_What is required_: Starting with the first line below, extract each line through the one that contains "(0,0) rectangle (844,1092);", inclusive, excluding pictures.

_Dataset section_:
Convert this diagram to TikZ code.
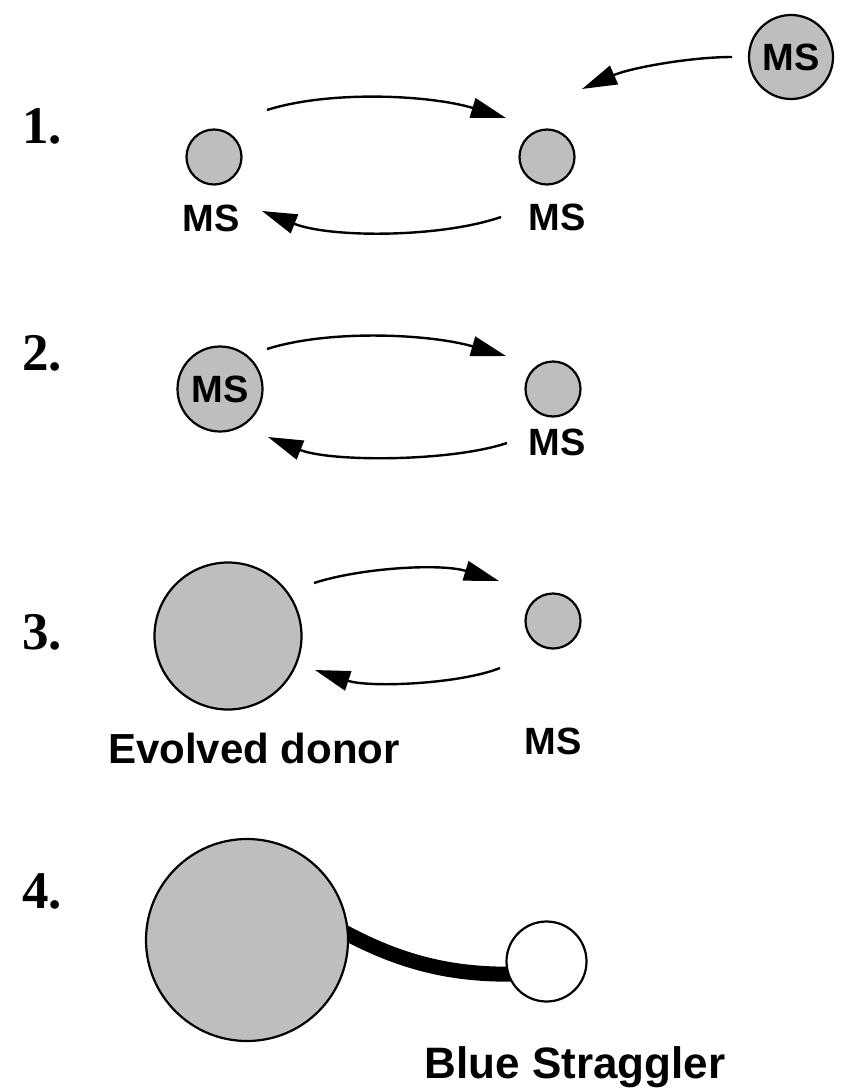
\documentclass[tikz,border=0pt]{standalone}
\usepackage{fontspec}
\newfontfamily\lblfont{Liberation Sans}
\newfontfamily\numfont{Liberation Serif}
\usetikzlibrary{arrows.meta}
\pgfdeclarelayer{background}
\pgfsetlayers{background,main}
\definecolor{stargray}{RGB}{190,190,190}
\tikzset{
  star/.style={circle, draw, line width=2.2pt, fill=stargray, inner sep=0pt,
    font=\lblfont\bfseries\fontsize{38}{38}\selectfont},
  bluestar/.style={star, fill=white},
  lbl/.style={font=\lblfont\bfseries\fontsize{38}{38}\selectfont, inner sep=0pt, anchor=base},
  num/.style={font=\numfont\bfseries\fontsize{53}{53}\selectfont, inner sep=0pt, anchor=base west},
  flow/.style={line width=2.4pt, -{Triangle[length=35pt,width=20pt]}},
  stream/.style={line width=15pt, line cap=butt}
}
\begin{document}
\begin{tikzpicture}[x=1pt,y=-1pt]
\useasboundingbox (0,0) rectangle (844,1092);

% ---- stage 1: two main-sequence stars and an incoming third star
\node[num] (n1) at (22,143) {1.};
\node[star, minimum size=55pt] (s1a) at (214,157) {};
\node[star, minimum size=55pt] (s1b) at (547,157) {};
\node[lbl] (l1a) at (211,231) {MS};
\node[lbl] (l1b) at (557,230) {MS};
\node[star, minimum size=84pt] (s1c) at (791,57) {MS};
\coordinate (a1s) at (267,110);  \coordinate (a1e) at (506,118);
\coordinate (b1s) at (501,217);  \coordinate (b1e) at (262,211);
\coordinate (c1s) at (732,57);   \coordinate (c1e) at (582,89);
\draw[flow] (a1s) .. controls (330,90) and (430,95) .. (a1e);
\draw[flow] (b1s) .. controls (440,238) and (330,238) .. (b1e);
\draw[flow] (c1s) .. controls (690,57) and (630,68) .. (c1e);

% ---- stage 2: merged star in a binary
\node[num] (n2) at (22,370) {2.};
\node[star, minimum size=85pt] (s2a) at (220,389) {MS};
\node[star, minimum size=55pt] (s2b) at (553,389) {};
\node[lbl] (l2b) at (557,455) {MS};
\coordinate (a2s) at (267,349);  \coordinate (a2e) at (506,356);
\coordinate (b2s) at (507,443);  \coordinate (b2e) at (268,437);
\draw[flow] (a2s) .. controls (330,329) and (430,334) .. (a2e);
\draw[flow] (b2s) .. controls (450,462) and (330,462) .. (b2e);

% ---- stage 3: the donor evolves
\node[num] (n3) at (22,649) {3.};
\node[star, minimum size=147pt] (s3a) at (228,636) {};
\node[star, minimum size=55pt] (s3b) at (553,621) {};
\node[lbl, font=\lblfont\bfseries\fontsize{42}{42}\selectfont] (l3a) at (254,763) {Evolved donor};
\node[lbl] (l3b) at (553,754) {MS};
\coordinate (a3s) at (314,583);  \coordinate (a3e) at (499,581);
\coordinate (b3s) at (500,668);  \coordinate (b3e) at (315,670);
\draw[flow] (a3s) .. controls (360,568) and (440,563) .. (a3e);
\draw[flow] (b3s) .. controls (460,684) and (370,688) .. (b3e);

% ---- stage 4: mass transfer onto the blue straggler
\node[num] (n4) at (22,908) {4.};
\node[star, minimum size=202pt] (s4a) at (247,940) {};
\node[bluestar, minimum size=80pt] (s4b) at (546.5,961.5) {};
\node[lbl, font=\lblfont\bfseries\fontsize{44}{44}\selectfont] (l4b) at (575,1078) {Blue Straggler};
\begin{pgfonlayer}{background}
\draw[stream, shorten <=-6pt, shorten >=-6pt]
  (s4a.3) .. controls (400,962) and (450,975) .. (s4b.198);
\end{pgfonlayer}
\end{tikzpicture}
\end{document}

_Complete response_:
Convert this diagram to TikZ code.
\documentclass[tikz,border=0pt]{standalone}
\usepackage{fontspec}
\newfontfamily\lblfont{Liberation Sans}
\newfontfamily\numfont{Liberation Serif}
\usetikzlibrary{arrows.meta}
\pgfdeclarelayer{background}
\pgfsetlayers{background,main}
\definecolor{stargray}{RGB}{190,190,190}
\tikzset{
  star/.style={circle, draw, line width=2.2pt, fill=stargray, inner sep=0pt,
    font=\lblfont\bfseries\fontsize{38}{38}\selectfont},
  bluestar/.style={star, fill=white},
  lbl/.style={font=\lblfont\bfseries\fontsize{38}{38}\selectfont, inner sep=0pt, anchor=base},
  num/.style={font=\numfont\bfseries\fontsize{53}{53}\selectfont, inner sep=0pt, anchor=base west},
  flow/.style={line width=2.4pt, -{Triangle[length=35pt,width=20pt]}},
  stream/.style={line width=15pt, line cap=butt}
}
\begin{document}
\begin{tikzpicture}[x=1pt,y=-1pt]
\useasboundingbox (0,0) rectangle (844,1092);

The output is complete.